Award-winning independent filmmaker Jess O’Brien talks to Keya Modessa about her latest project and being a voice for a young generation.
A lot of things come to mind when you’re about to interview a teenager but Jess O ‘Brien is a breath of fresh air. She’s confident, calm, ambitious and likes to use the word ‘amazing’ but when you’re 16-years-old and have had the opportunities and success she has, life is pretty ‘amazing.’
The teenager has always had a keen interest in drama and joined the Pauline Quirke Academy of Performing Arts where she met Keith Allot who cast her in her first short film, Flawless.
Acting gave her the opportunity to get a closer look at what happens behind the scenes and inspired her to get behind the camera.

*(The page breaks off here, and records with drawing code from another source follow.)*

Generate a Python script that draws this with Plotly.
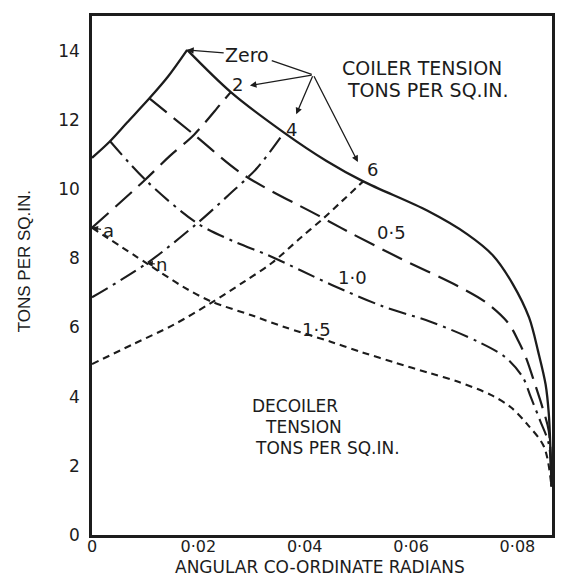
import plotly.graph_objects as go

# ---- data (x: angular co-ordinate, radians; y: tons per sq.in.) ----
# coiler-tension "Zero" (rising solid)
coil_0_x = [0.0, 0.0032, 0.0066, 0.0108, 0.0143, 0.0179]
coil_0_y = [10.9, 11.35, 11.92, 12.62, 13.25, 14.02]
# coiler tension 2 (rising, long dash)
coil_2_x = [0.0, 0.0098, 0.0146, 0.0192, 0.0242, 0.0261]
coil_2_y = [8.88, 10.24, 10.95, 11.57, 12.46, 12.80]
# coiler tension 4 (rising, dash-dot)
coil_4_x = [0.0, 0.0103, 0.0198, 0.0258, 0.0310, 0.0361]
coil_4_y = [6.87, 7.85, 9.01, 9.84, 10.6, 11.63]
# coiler tension 6 (rising, short dash)
coil_6_x = [0.0, 0.0078, 0.0154, 0.0224, 0.0287, 0.0338, 0.0393, 0.0435, 0.0468, 0.0510]
coil_6_y = [4.94, 5.52, 6.08, 6.71, 7.33, 7.86, 8.60, 9.15, 9.62, 10.22]

# decoiler tension zero (descending solid)
dec_0_x = [0.0179, 0.0261, 0.0361, 0.0441, 0.0510, 0.0631, 0.0706, 0.0754, 0.0791,
           0.0822, 0.0839, 0.0853, 0.0859, 0.0862, 0.0864]
dec_0_y = [14.02, 12.80, 11.63, 10.81, 10.22, 9.37, 8.69, 8.08, 7.26,
           6.28, 5.30, 4.35, 3.5, 2.5, 1.4]
# decoiler tension 0.5 (long dash)
dec_05_x = [0.0108, 0.0192, 0.0285, 0.0426, 0.0486, 0.0579, 0.0691, 0.0741, 0.0783,
            0.0802, 0.0816, 0.0833, 0.0847, 0.0859, 0.0864]
dec_05_y = [12.62, 11.57, 10.41, 9.23, 8.73, 8.00, 7.17, 6.72, 6.12,
            5.6, 5.13, 4.36, 3.69, 3.0, 1.4]
# decoiler tension 1.0 (dash-dot)
dec_10_x = [0.0034, 0.0102, 0.0198, 0.0266, 0.0329, 0.0391, 0.0452, 0.0545, 0.0639,
            0.0727, 0.0777, 0.0810, 0.0825, 0.0843, 0.0859, 0.0864]
dec_10_y = [11.38, 10.24, 9.01, 8.49, 8.10, 7.66, 7.22, 6.62, 6.15,
            5.58, 5.14, 4.56, 3.99, 3.29, 2.63, 1.4]
# decoiler tension 1.5 (short dash)
dec_15_x = [0.0, 0.0103, 0.0174, 0.0224, 0.0300, 0.0360, 0.0450, 0.0510, 0.0570,
            0.0635, 0.0690, 0.0750, 0.0787, 0.0818, 0.0850, 0.0864]
dec_15_y = [8.88, 7.85, 7.15, 6.75, 6.35, 6.02, 5.58, 5.27, 4.98,
            4.68, 4.42, 4.05, 3.70, 3.21, 2.55, 1.4]

x_tick_vals = [0.0, 0.02, 0.04, 0.06, 0.08]
x_tick_text = ["0", "0·02", "0·04", "0·06", "0·08"]
y_tick_vals = [0, 2, 4, 6, 8, 10, 12, 14]
y_tick_text = ["0", "2", "4", "6", "8", "10", "12", "14"]

INK = "#1c1c1c"
FONT = "DejaVu Sans"
LONG = "22px,9px"
DASHDOT = "18px,6px,3px,6px"
SHORT = "7px,5px"

fig = go.Figure()

def add(x, y, dash, width):
    fig.add_trace(go.Scatter(
        x=x, y=y, mode="lines",
        line=dict(color=INK, width=width, dash=dash, shape="spline", smoothing=0.9),
        showlegend=False, hoverinfo="skip"))

add(coil_0_x, coil_0_y, "solid", 2.3)
add(dec_0_x, dec_0_y, "solid", 2.3)
add(dec_05_x, dec_05_y, LONG, 2.2)
add(dec_10_x, dec_10_y, DASHDOT, 2.1)
add(dec_15_x, dec_15_y, SHORT, 2.1)
add(coil_2_x, coil_2_y, LONG, 2.2)
add(coil_4_x, coil_4_y, DASHDOT, 2.1)
add(coil_6_x, coil_6_y, SHORT, 2.1)

ann = []

def label(text, x, y, size=18, **kw):
    d = dict(text=text, x=x, y=y, xref="x", yref="y", showarrow=False,
             xanchor="center", yanchor="middle",
             font=dict(family=FONT, size=size, color=INK))
    d.update(kw)
    ann.append(d)

# curve labels
label("0·5", 0.0564, 8.74)
label("1·0", 0.0489, 7.44)
label("1·5", 0.0423, 5.95)
label("2", 0.0273, 13.02)
label("4", 0.0376, 11.72)
label("6", 0.0527, 10.55)

# "Zero" with arrow to the peak
ann.append(dict(text="Zero", x=coil_0_x[-1], y=coil_0_y[-1], xref="x", yref="y",
                showarrow=True, ax=60, ay=5, arrowhead=2, arrowsize=1, arrowwidth=1.3,
                arrowcolor=INK, font=dict(family=FONT, size=19, color=INK)))

# "a" and "n" point labels with small arrows
ann.append(dict(text="a", x=coil_2_x[0], y=coil_2_y[0], xref="x", yref="y",
                showarrow=True, ax=16, ay=3, arrowhead=2, arrowsize=1, arrowwidth=1.2,
                arrowcolor=INK, font=dict(family=FONT, size=18, color=INK)))
ann.append(dict(text="n", x=coil_4_x[1], y=coil_4_y[1], xref="x", yref="y",
                showarrow=True, ax=15, ay=1, arrowhead=2, arrowsize=1, arrowwidth=1.2,
                arrowcolor=INK, font=dict(family=FONT, size=18, color=INK)))

# leader lines from the COILER TENSION note
bx, by = 0.0416, 13.30
for hx, hy, head in [(0.0338, 13.71, 0), (0.0297, 12.99, 2),
                     (0.0384, 12.16, 2), (0.0500, 10.78, 2)]:
    ann.append(dict(text="", x=hx, y=hy, xref="x", yref="y", ax=bx, ay=by,
                    axref="x", ayref="y", showarrow=True, arrowhead=head,
                    arrowsize=1, arrowwidth=1.3, arrowcolor=INK))

label("COILER TENSION", 0.0621, 13.51, size=19)
label("TONS PER SQ.IN.", 0.0632, 12.87, size=19)

label("DECOILER", 0.0382, 3.72, size=17)
label("TENSION", 0.0397, 3.12, size=17)
label("TONS PER SQ.IN.", 0.0442, 2.52, size=17)

# axis titles
ann.append(dict(text="TONS PER SQ.IN.", xref="paper", yref="paper", x=-0.146, y=0.527,
                xanchor="center", yanchor="middle",
                textangle=-90, showarrow=False,
                font=dict(family="Liberation Sans", size=17, color=INK)))
ann.append(dict(text="ANGULAR CO-ORDINATE RADIANS", xref="paper", yref="paper",
                x=0.496, y=-0.061, xanchor="center", yanchor="middle", showarrow=False,
                font=dict(family=FONT, size=17, color=INK)))

# the page body adds an 8px offset, so the figure is 8px smaller than the window
fig.update_layout(
    width=557, height=569,
    margin=dict(l=84, r=13, t=5, b=42),
    paper_bgcolor="white", plot_bgcolor="white",
    annotations=ann,
    showlegend=False,
)
fig.update_xaxes(range=[0, 0.0865], tickvals=x_tick_vals, ticktext=x_tick_text,
                 showgrid=False, zeroline=False, showline=True, mirror=True,
                 linecolor=INK, linewidth=2.5, ticks="",
                 tickfont=dict(family=FONT, size=16, color=INK))
try:
    fig.update_xaxes(ticklabelstandoff=-5)
except Exception:
    pass
fig.update_yaxes(range=[0, 15], tickvals=y_tick_vals, ticktext=y_tick_text,
                 showgrid=False, zeroline=False, showline=True, mirror=True,
                 linecolor=INK, linewidth=2.5, ticks="", ticklabelstandoff=6,
                 tickfont=dict(family=FONT, size=17, color=INK))

fig.write_html("out.html")
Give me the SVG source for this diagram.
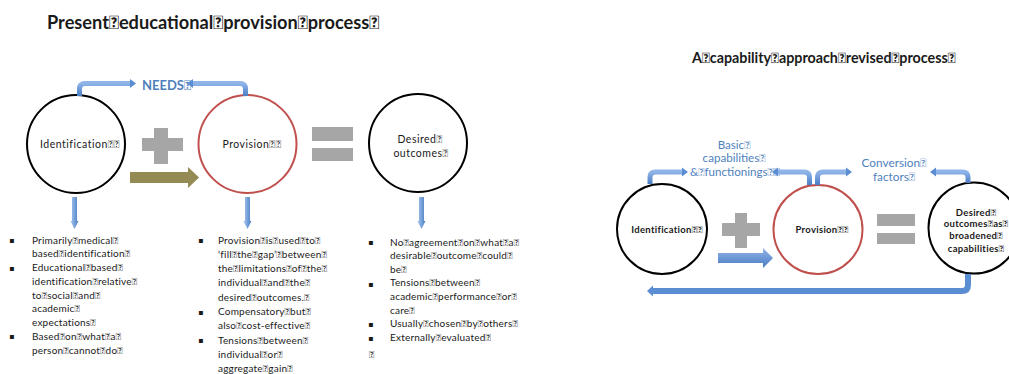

Written, acted and directed by Jess, Coping was her directorial debut and looked at how a young girl recovers from the death of her two best friends. She went on to direct Girl A, a short film about a girl who is originally perceived as a bit of a bully:
“I took the idea of bullying and flipped it, so we see it from the bully’s point of view instead of the victim. I wrote it so that she was the subject of domestic abuse. So the big question we put out to the audience was “Is she a bully or is she a product of what she has been through in her childhood?” ”
Jess talks passionately about the representation of women and especially younger girls. “I stand for a young, female point of view and have always cast females in my films but it was never intentional, I’ve just always had ideas based around females because that’s what I know.”
The success of Girl A thrust Jess into the limelight and as a result has received a string of awards including Best Director at the Festival de Cinema Escolar de Alvorada, Best New Director at the Winchester Short Film Festival awards and the film has been screened at festivals all over Europe not to mention at the BFI Future Film Festival in London.
Now in her first year of A-Levels at Wyggeston and Queen Elizabeth College, she has just finished the post-production for her new film called Stripped based on the dangers of sexting. The film has been commissioned by Safen3t, an educational programme aimed at informing people of the risks and dangers of social media and the internet.
With so much going on I ask her how she finds time to juggle it all:
“I don’t feel like it’s a job but I do see it as a job. It’s a lot of work but I love it so much that I’ll always find time for it and I like to keep myself busy.”